▶ _Exercise aim_: Retype the whole listing, please, keeping every line exact and dropping the pictures.
───
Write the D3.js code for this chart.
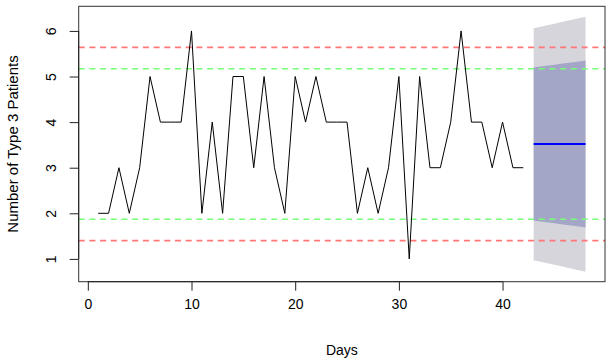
<!DOCTYPE html>
<html>
<head>
<meta charset="utf-8">
<script src="https://cdn.jsdelivr.net/npm/d3@7"></script>
<style>
  body { margin: 0; background: #fff; }
  text { font-family: "Liberation Sans", Arial, sans-serif; }
</style>
</head>
<body>
<div id="chart"></div>
<script>
// observed daily counts, days 1..42
const days = d3.range(1, 43);
const patients = [2, 2, 3, 2, 3, 5, 4, 4, 4, 6,
                  2, 4, 2, 5, 5, 3, 5, 3, 2, 5,
                  4, 5, 4, 4, 4, 2, 3, 2, 3, 5,
                  1, 5, 3, 3, 4, 6, 4, 4, 3, 4,
                  3, 3];

// forecast, days 43..48
const fcDays = [43, 44, 45, 46, 47, 48];
const fcMean = [3.52, 3.52, 3.52, 3.52, 3.52, 3.52];
const lo80 = [1.84, 1.81, 1.78, 1.75, 1.72, 1.69];
const hi80 = [5.20, 5.23, 5.26, 5.29, 5.32, 5.35];
const lo95 = [0.97, 0.92, 0.87, 0.82, 0.77, 0.72];
const hi95 = [6.06, 6.11, 6.16, 6.21, 6.26, 6.31];

// control limits
const redLimits = [5.64, 1.40];
const greenLimits = [5.17, 1.87];

const xTicks = [0, 10, 20, 30, 40];
const yTicks = [1, 2, 3, 4, 5, 6];

const W = 611, H = 361;
const box = { left: 78.7, right: 605, top: 6.3, bottom: 281.7 };

const svg = d3.select("#chart").append("svg")
    .attr("width", W)
    .attr("height", H);

const x = d3.scaleLinear().domain([-0.88, 49.88]).range([box.left, box.right]);
const y = d3.scaleLinear().domain([0.50, 6.54]).range([box.bottom, box.top]);

// forecast fans
const fc = fcDays.map((d, i) => ({ d, m: fcMean[i], l80: lo80[i], h80: hi80[i], l95: lo95[i], h95: hi95[i] }));

svg.append("path")
    .datum(fc)
    .attr("fill", "#d5d5db")
    .attr("d", d3.area().x(d => x(d.d)).y0(d => y(d.l95)).y1(d => y(d.h95)));

svg.append("path")
    .datum(fc)
    .attr("fill", "#a3a6c6")
    .attr("d", d3.area().x(d => x(d.d)).y0(d => y(d.l80)).y1(d => y(d.h80)));

svg.append("path")
    .datum(fc)
    .attr("fill", "none")
    .attr("stroke", "#0000ff")
    .attr("stroke-width", 2)
    .attr("d", d3.line().x(d => x(d.d)).y(d => y(d.m)));

// dashed limits
svg.selectAll(".red")
    .data(redLimits)
    .enter().append("line")
    .attr("x1", box.left).attr("x2", box.right)
    .attr("y1", d => y(d)).attr("y2", d => y(d))
    .attr("stroke", "#ff7777")
    .attr("stroke-width", 1.6)
    .attr("stroke-dasharray", "6,4.7");

svg.selectAll(".green")
    .data(greenLimits)
    .enter().append("line")
    .attr("x1", box.left).attr("x2", box.right)
    .attr("y1", d => y(d)).attr("y2", d => y(d))
    .attr("stroke", "#77ff77")
    .attr("stroke-width", 1.6)
    .attr("stroke-dasharray", "6,4.7");

// observed series
svg.append("path")
    .datum(days.map((d, i) => [d, patients[i]]))
    .attr("fill", "none")
    .attr("stroke", "#000")
    .attr("stroke-width", 1)
    .attr("d", d3.line().x(d => x(d[0])).y(d => y(d[1])));

// plot box
svg.append("rect")
    .attr("x", box.left).attr("y", box.top)
    .attr("width", box.right - box.left)
    .attr("height", box.bottom - box.top)
    .attr("fill", "none")
    .attr("stroke", "#333")
    .attr("stroke-width", 1);

// axes, R style
const xAxis = svg.append("g")
    .attr("transform", `translate(0,${box.bottom})`)
    .call(d3.axisBottom(x).tickValues(xTicks).tickSize(9).tickPadding(8).tickFormat(d3.format("d")));
const yAxis = svg.append("g")
    .attr("transform", `translate(${box.left},0)`)
    .call(d3.axisLeft(y).tickValues(yTicks).tickSize(9).tickPadding(6).tickFormat(d3.format("d")));

[xAxis, yAxis].forEach(g => {
    g.selectAll("path").attr("stroke", "#222");
    g.selectAll("line").attr("stroke", "#222");
    g.selectAll("text").attr("fill", "#000").style("font-size", "14px")
        .style("font-family", "'Liberation Sans', Arial, sans-serif");
});
xAxis.select(".domain").attr("d", `M${x(0)},0H${x(40)}`);
yAxis.select(".domain").attr("d", `M0,${y(1)}V${y(6)}`);

yAxis.selectAll("text")
    .attr("x", 0)
    .attr("y", 0)
    .attr("dy", null)
    .attr("transform", "translate(-23,0) rotate(-90)")
    .attr("text-anchor", "middle");

svg.append("text")
    .attr("x", (box.left + box.right) / 2)
    .attr("y", 355)
    .attr("text-anchor", "middle")
    .style("font-size", "14px")
    .text("Days");

svg.append("text")
    .attr("transform", `translate(18,${(box.top + box.bottom) / 2}) rotate(-90)`)
    .attr("text-anchor", "middle")
    .style("font-size", "15px")
    .text("Number of Type 3 Patients");
</script>
</body>
</html>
───
▶ _Task output_:
Write the D3.js code for this chart.
<!DOCTYPE html>
<html>
<head>
<meta charset="utf-8">
<script src="https://cdn.jsdelivr.net/npm/d3@7"></script>
<style>
  body { margin: 0; background: #fff; }
  text { font-family: "Liberation Sans", Arial, sans-serif; }
</style>
</head>
<body>
<div id="chart"></div>
<script>
// observed daily counts, days 1..42
const days = d3.range(1, 43);
const patients = [2, 2, 3, 2, 3, 5, 4, 4, 4, 6,
                  2, 4, 2, 5, 5, 3, 5, 3, 2, 5,
                  4, 5, 4, 4, 4, 2, 3, 2, 3, 5,
                  1, 5, 3, 3, 4, 6, 4, 4, 3, 4,
                  3, 3];

// forecast, days 43..48
const fcDays = [43, 44, 45, 46, 47, 48];
const fcMean = [3.52, 3.52, 3.52, 3.52, 3.52, 3.52];
const lo80 = [1.84, 1.81, 1.78, 1.75, 1.72, 1.69];
const hi80 = [5.20, 5.23, 5.26, 5.29, 5.32, 5.35];
const lo95 = [0.97, 0.92, 0.87, 0.82, 0.77, 0.72];
const hi95 = [6.06, 6.11, 6.16, 6.21, 6.26, 6.31];

// control limits
const redLimits = [5.64, 1.40];
const greenLimits = [5.17, 1.87];

const xTicks = [0, 10, 20, 30, 40];
const yTicks = [1, 2, 3, 4, 5, 6];

const W = 611, H = 361;
const box = { left: 78.7, right: 605, top: 6.3, bottom: 281.7 };

const svg = d3.select("#chart").append("svg")
    .attr("width", W)
    .attr("height", H);

const x = d3.scaleLinear().domain([-0.88, 49.88]).range([box.left, box.right]);
const y = d3.scaleLinear().domain([0.50, 6.54]).range([box.bottom, box.top]);

// forecast fans
const fc = fcDays.map((d, i) => ({ d, m: fcMean[i], l80: lo80[i], h80: hi80[i], l95: lo95[i], h95: hi95[i] }));

svg.append("path")
    .datum(fc)
    .attr("fill", "#d5d5db")
    .attr("d", d3.area().x(d => x(d.d)).y0(d => y(d.l95)).y1(d => y(d.h95)));

svg.append("path")
    .datum(fc)
    .attr("fill", "#a3a6c6")
    .attr("d", d3.area().x(d => x(d.d)).y0(d => y(d.l80)).y1(d => y(d.h80)));

svg.append("path")
    .datum(fc)
    .attr("fill", "none")
    .attr("stroke", "#0000ff")
    .attr("stroke-width", 2)
    .attr("d", d3.line().x(d => x(d.d)).y(d => y(d.m)));

// dashed limits
svg.selectAll(".red")
    .data(redLimits)
    .enter().append("line")
    .attr("x1", box.left).attr("x2", box.right)
    .attr("y1", d => y(d)).attr("y2", d => y(d))
    .attr("stroke", "#ff7777")
    .attr("stroke-width", 1.6)
    .attr("stroke-dasharray", "6,4.7");

svg.selectAll(".green")
    .data(greenLimits)
    .enter().append("line")
    .attr("x1", box.left).attr("x2", box.right)
    .attr("y1", d => y(d)).attr("y2", d => y(d))
    .attr("stroke", "#77ff77")
    .attr("stroke-width", 1.6)
    .attr("stroke-dasharray", "6,4.7");

// observed series
svg.append("path")
    .datum(days.map((d, i) => [d, patients[i]]))
    .attr("fill", "none")
    .attr("stroke", "#000")
    .attr("stroke-width", 1)
    .attr("d", d3.line().x(d => x(d[0])).y(d => y(d[1])));

// plot box
svg.append("rect")
    .attr("x", box.left).attr("y", box.top)
    .attr("width", box.right - box.left)
    .attr("height", box.bottom - box.top)
    .attr("fill", "none")
    .attr("stroke", "#333")
    .attr("stroke-width", 1);

// axes, R style
const xAxis = svg.append("g")
    .attr("transform", `translate(0,${box.bottom})`)
    .call(d3.axisBottom(x).tickValues(xTicks).tickSize(9).tickPadding(8).tickFormat(d3.format("d")));
const yAxis = svg.append("g")
    .attr("transform", `translate(${box.left},0)`)
    .call(d3.axisLeft(y).tickValues(yTicks).tickSize(9).tickPadding(6).tickFormat(d3.format("d")));

[xAxis, yAxis].forEach(g => {
    g.selectAll("path").attr("stroke", "#222");
    g.selectAll("line").attr("stroke", "#222");
    g.selectAll("text").attr("fill", "#000").style("font-size", "14px")
        .style("font-family", "'Liberation Sans', Arial, sans-serif");
});
xAxis.select(".domain").attr("d", `M${x(0)},0H${x(40)}`);
yAxis.select(".domain").attr("d", `M0,${y(1)}V${y(6)}`);

yAxis.selectAll("text")
    .attr("x", 0)
    .attr("y", 0)
    .attr("dy", null)
    .attr("transform", "translate(-23,0) rotate(-90)")
    .attr("text-anchor", "middle");

svg.append("text")
    .attr("x", (box.left + box.right) / 2)
    .attr("y", 355)
    .attr("text-anchor", "middle")
    .style("font-size", "14px")
    .text("Days");

svg.append("text")
    .attr("transform", `translate(18,${(box.top + box.bottom) / 2}) rotate(-90)`)
    .attr("text-anchor", "middle")
    .style("font-size", "15px")
    .text("Number of Type 3 Patients");
</script>
</body>
</html>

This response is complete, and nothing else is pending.